How do I prove that $\lim\limits_{n\to\infty} (\sqrt{n^2+n}-n)=\frac12$

Question

I understand the concept of convergence and am comfortable doing proofs with the definition. I am also adept at basic proofs such as "Prove that $\lim\limits_{n\to\infty} (\frac{1}{\sqrt{n}})=0$." However, this question is stumping me; in particular, I'm having a hard time justifying a particular choice of $N$.

Typically, when doing simpler problems, the choice of $N$ is somewhat readily apparent. I'm usually able to identify a function of $n$ which is always less than $\epsilon$, and then manipulate the sequence $(a_n)$ into that form to evaluate the limit. For example, if I were to prove that $\lim\limits_{n\to\infty} (\frac{n+1}{n})=1$, I would use the fact that, given any $\epsilon>0$, I can choose $N$ such that $\frac{1}{n}<\epsilon$ whenever $n\ge{N}$. Then, I simply use the fact that $|\frac{n+1}{n}-1|=\frac1n<\epsilon$, and I'm basically done.

However, with this particular problem, I'm having difficulty choosing $N$, and I'm honestly not quite sure where to start since the sequence is a rather complicated one (although I may be missing something very obvious).
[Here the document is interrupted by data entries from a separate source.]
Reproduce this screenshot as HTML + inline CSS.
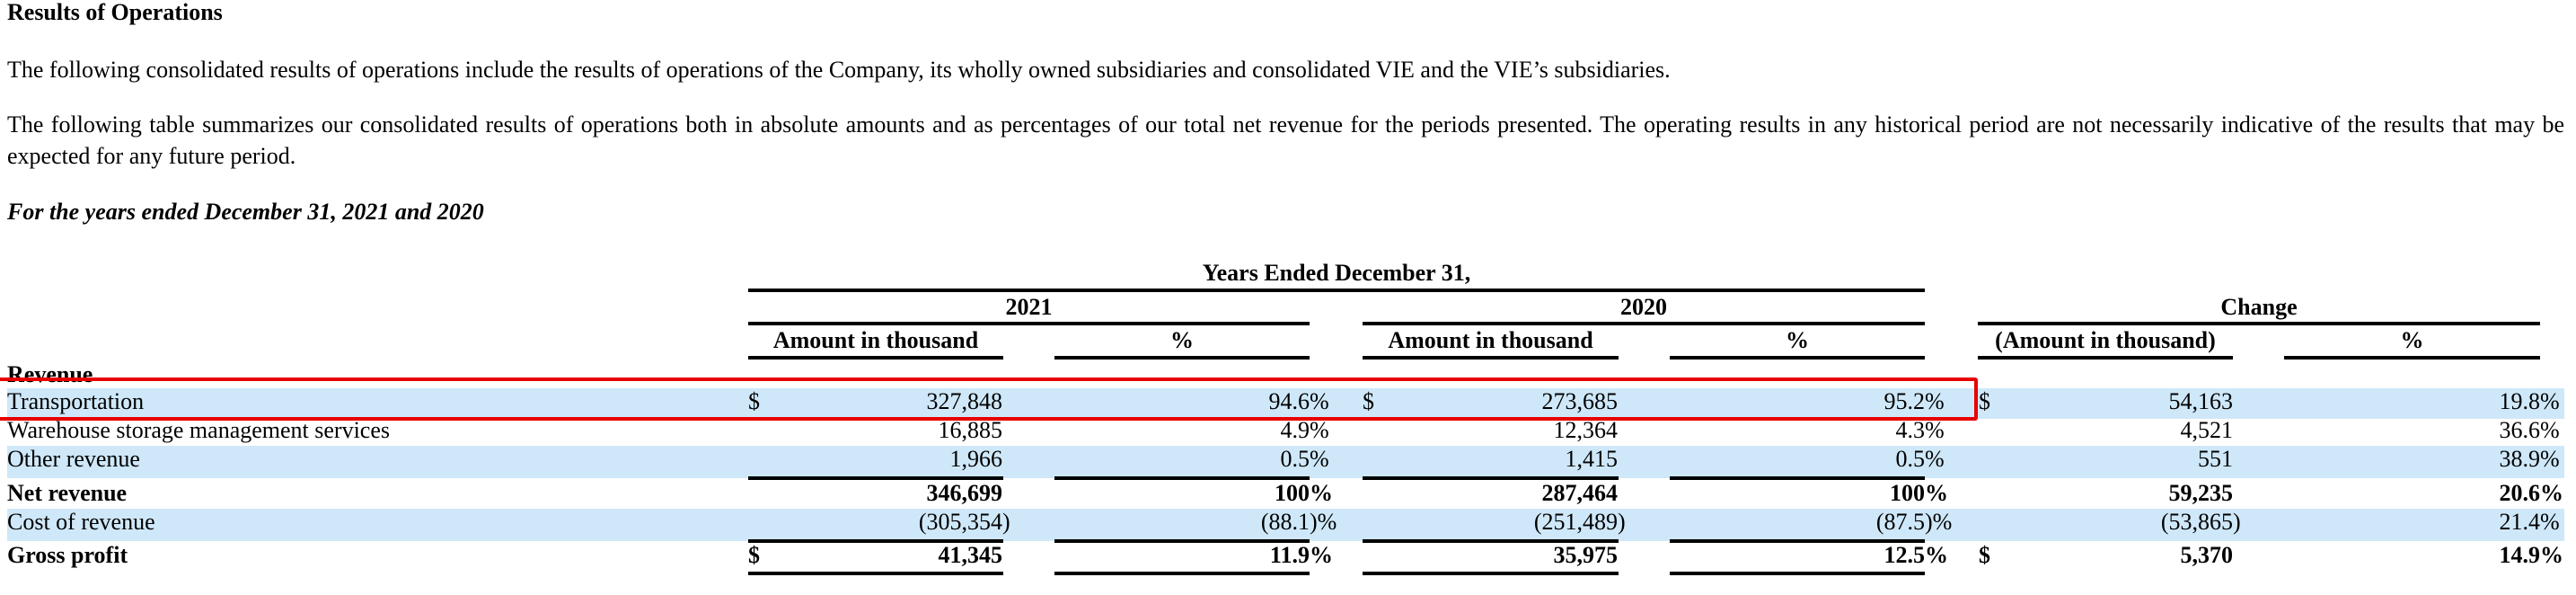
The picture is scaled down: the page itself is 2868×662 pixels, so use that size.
<!DOCTYPE html>
<html>
<head>
<meta charset="utf-8">
<style>
  html, body { margin:0; padding:0; background:#fff; }
  body { width:2868px; height:662px; position:relative; overflow:hidden; }
  .t { position:absolute; font-family:"Liberation Serif", "Times New Roman", serif; font-size:26px; line-height:30px; white-space:nowrap; color:#000; }
  .b { font-weight:bold; }
  .i { font-style:italic; }
  .c { text-align:center; }
  .r { text-align:right; }
  .ln { position:absolute; background:#000; height:4px; }
  .band { position:absolute; left:8px; width:2847px; background:#cfe8f9; }
  .red { position:absolute; box-sizing:border-box; border:4px solid #e80000; border-radius:3px; }
</style>
</head>
<body>

<!-- Intro text -->
<div class="t b" style="left:8px;top:-1px;">Results of Operations</div>
<div class="t" style="left:8px;top:63px;">The following consolidated results of operations include the results of operations of the Company, its wholly owned subsidiaries and consolidated VIE and the VIE’s subsidiaries.</div>
<div class="t" style="left:8px;top:124px;width:2847px;white-space:normal;text-align:justify;text-align-last:justify;">The following table summarizes our consolidated results of operations both in absolute amounts and as percentages of our total net revenue for the periods presented. The operating results in any historical period are not necessarily indicative of the results that may be</div>
<div class="t" style="left:8px;top:159px;">expected for any future period.</div>
<div class="t b i" style="left:8px;top:221px;">For the years ended December 31, 2021 and 2020</div>

<!-- Row bands -->
<div class="band" style="top:432px;height:34px;"></div>
<div class="band" style="top:496px;height:36px;"></div>
<div class="band" style="top:566px;height:36px;"></div>

<!-- Header -->
<div class="t b c" style="left:833px;width:1310px;top:289px;">Years Ended December 31,</div>
<div class="ln" style="left:833px;width:1310px;top:321px;"></div>

<div class="t b c" style="left:833px;width:625px;top:327px;">2021</div>
<div class="t b c" style="left:1517px;width:626px;top:327px;">2020</div>
<div class="t b c" style="left:2202px;width:626px;top:327px;">Change</div>
<div class="ln" style="left:833px;width:625px;top:358px;"></div>
<div class="ln" style="left:1517px;width:626px;top:358px;"></div>
<div class="ln" style="left:2202px;width:626px;top:358px;"></div>

<div class="t b c" style="left:833px;width:284px;top:364px;">Amount in thousand</div>
<div class="t b c" style="left:1174px;width:284px;top:364px;">%</div>
<div class="t b c" style="left:1517px;width:285px;top:364px;">Amount in thousand</div>
<div class="t b c" style="left:1859px;width:284px;top:364px;">%</div>
<div class="t b c" style="left:2202px;width:284px;top:364px;">(Amount in thousand)</div>
<div class="t b c" style="left:2543px;width:285px;top:364px;">%</div>
<div class="ln" style="left:833px;width:284px;top:396px;"></div>
<div class="ln" style="left:1174px;width:284px;top:396px;"></div>
<div class="ln" style="left:1517px;width:285px;top:396px;"></div>
<div class="ln" style="left:1859px;width:284px;top:396px;"></div>
<div class="ln" style="left:2202px;width:284px;top:396px;"></div>
<div class="ln" style="left:2543px;width:285px;top:396px;"></div>

<!-- Labels -->
<div class="t b" style="left:8px;top:402px;">Revenue</div>
<div class="t" style="left:8px;top:432px;">Transportation</div>
<div class="t" style="left:8px;top:464px;">Warehouse storage management services</div>
<div class="t" style="left:8px;top:496px;">Other revenue</div>
<div class="t b" style="left:8px;top:534px;">Net revenue</div>
<div class="t" style="left:8px;top:566px;">Cost of revenue</div>
<div class="t b" style="left:8px;top:603px;">Gross profit</div>

<!-- Row: Transportation (top 432) -->
<div class="t" style="left:833px;top:432px;">$</div>
<div class="t r" style="right:1752px;top:432px;">327,848</div>
<div class="t r" style="right:1410px;top:432px;">94.6</div><div class="t" style="left:1458px;top:432px;">%</div>
<div class="t" style="left:1517px;top:432px;">$</div>
<div class="t r" style="right:1067px;top:432px;">273,685</div>
<div class="t r" style="right:725px;top:432px;">95.2</div><div class="t" style="left:2143px;top:432px;">%</div>
<div class="t" style="left:2203px;top:432px;">$</div>
<div class="t r" style="right:382px;top:432px;">54,163</div>
<div class="t r" style="right:40px;top:432px;">19.8</div><div class="t" style="left:2828px;top:432px;">%</div>

<!-- Row: Warehouse (top 464) -->
<div class="t r" style="right:1752px;top:464px;">16,885</div>
<div class="t r" style="right:1410px;top:464px;">4.9</div><div class="t" style="left:1458px;top:464px;">%</div>
<div class="t r" style="right:1067px;top:464px;">12,364</div>
<div class="t r" style="right:725px;top:464px;">4.3</div><div class="t" style="left:2143px;top:464px;">%</div>
<div class="t r" style="right:382px;top:464px;">4,521</div>
<div class="t r" style="right:40px;top:464px;">36.6</div><div class="t" style="left:2828px;top:464px;">%</div>

<!-- Row: Other revenue (top 496) -->
<div class="t r" style="right:1752px;top:496px;">1,966</div>
<div class="t r" style="right:1410px;top:496px;">0.5</div><div class="t" style="left:1458px;top:496px;">%</div>
<div class="t r" style="right:1067px;top:496px;">1,415</div>
<div class="t r" style="right:725px;top:496px;">0.5</div><div class="t" style="left:2143px;top:496px;">%</div>
<div class="t r" style="right:382px;top:496px;">551</div>
<div class="t r" style="right:40px;top:496px;">38.9</div><div class="t" style="left:2828px;top:496px;">%</div>
<div class="ln" style="left:833px;width:284px;top:530px;"></div>
<div class="ln" style="left:1174px;width:284px;top:530px;"></div>
<div class="ln" style="left:1517px;width:285px;top:530px;"></div>
<div class="ln" style="left:1859px;width:284px;top:530px;"></div>

<!-- Row: Net revenue (top 534) -->
<div class="t b r" style="right:1752px;top:534px;">346,699</div>
<div class="t b r" style="right:1410px;top:534px;">100</div><div class="t b" style="left:1458px;top:534px;">%</div>
<div class="t b r" style="right:1067px;top:534px;">287,464</div>
<div class="t b r" style="right:725px;top:534px;">100</div><div class="t b" style="left:2143px;top:534px;">%</div>
<div class="t b r" style="right:382px;top:534px;">59,235</div>
<div class="t b r" style="right:40px;top:534px;">20.6</div><div class="t b" style="left:2828px;top:534px;">%</div>

<!-- Row: Cost of revenue (top 566) -->
<div class="t r" style="right:1752px;top:566px;">(305,354</div><div class="t" style="left:1116px;top:566px;">)</div>
<div class="t r" style="right:1410px;top:566px;">(88.1</div><div class="t" style="left:1458px;top:566px;">)%</div>
<div class="t r" style="right:1067px;top:566px;">(251,489</div><div class="t" style="left:1801px;top:566px;">)</div>
<div class="t r" style="right:725px;top:566px;">(87.5</div><div class="t" style="left:2143px;top:566px;">)%</div>
<div class="t r" style="right:382px;top:566px;">(53,865</div><div class="t" style="left:2486px;top:566px;">)</div>
<div class="t r" style="right:40px;top:566px;">21.4</div><div class="t" style="left:2828px;top:566px;">%</div>
<div class="ln" style="left:833px;width:284px;top:600px;"></div>
<div class="ln" style="left:1174px;width:284px;top:600px;"></div>
<div class="ln" style="left:1517px;width:285px;top:600px;"></div>
<div class="ln" style="left:1859px;width:284px;top:600px;"></div>

<!-- Row: Gross profit (top 603) -->
<div class="t b" style="left:833px;top:603px;">$</div>
<div class="t b r" style="right:1752px;top:603px;">41,345</div>
<div class="t b r" style="right:1410px;top:603px;">11.9</div><div class="t b" style="left:1458px;top:603px;">%</div>
<div class="t b r" style="right:1067px;top:603px;">35,975</div>
<div class="t b r" style="right:725px;top:603px;">12.5</div><div class="t b" style="left:2143px;top:603px;">%</div>
<div class="t b" style="left:2203px;top:603px;">$</div>
<div class="t b r" style="right:382px;top:603px;">5,370</div>
<div class="t b r" style="right:40px;top:603px;">14.9</div><div class="t b" style="left:2828px;top:603px;">%</div>
<div class="ln" style="left:833px;width:284px;top:636px;"></div>
<div class="ln" style="left:1174px;width:284px;top:636px;"></div>
<div class="ln" style="left:1517px;width:285px;top:636px;"></div>
<div class="ln" style="left:1859px;width:284px;top:636px;"></div>

<!-- Red highlight box -->
<div class="red" style="left:-10px;top:420px;width:2212px;height:48px;"></div>

</body>
</html>
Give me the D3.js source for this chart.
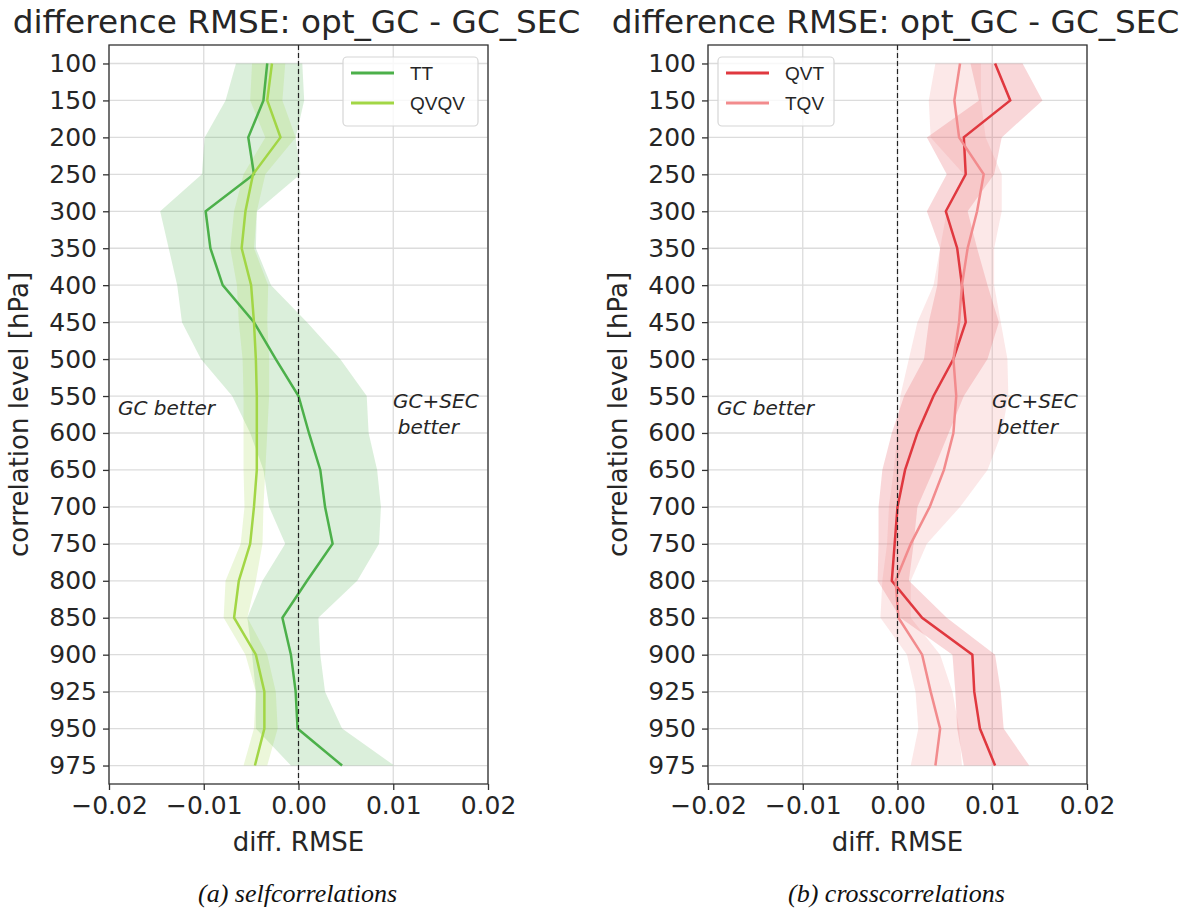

The problem mentions that I should do this using just the definition of convergence if that's any help. Any pointers would be helpful. Please let me know if I can clarify anything since English is not my native language.

Answer 1

$$\left|\sqrt{n^2+n}-n-\frac12 \right|=\left|\frac{n^2+n-(n+\frac12)^2}{\sqrt{n^2+n}+n+\frac12}\right|=\frac14\cdot\frac{1}{\sqrt{n^2+n}+n+\frac12}\le \frac1{n}<\epsilon$$

Hence, you can choose $N=\frac1\epsilon$

Answer 2

Let $n\geq n_{\varepsilon}$. Then one has: \begin{align*} \left|\sqrt{n^{2} + n} - n - \frac{1}{2}\right| & = \left|\frac{n}{\sqrt{n^{2} + n} + n} - \frac{1}{2}\right|\\\\ & \leq \frac{\sqrt{n^{2} + n} - n}{\sqrt{n^{2} + n} + n}\\\\ & = \frac{n}{(\sqrt{n^{2} + n} + n)^{2}}\\\\ & \leq \frac{1}{n} \leq \frac{1}{n_{\varepsilon}} < \varepsilon \end{align*}

From then on, I assume you can proceed.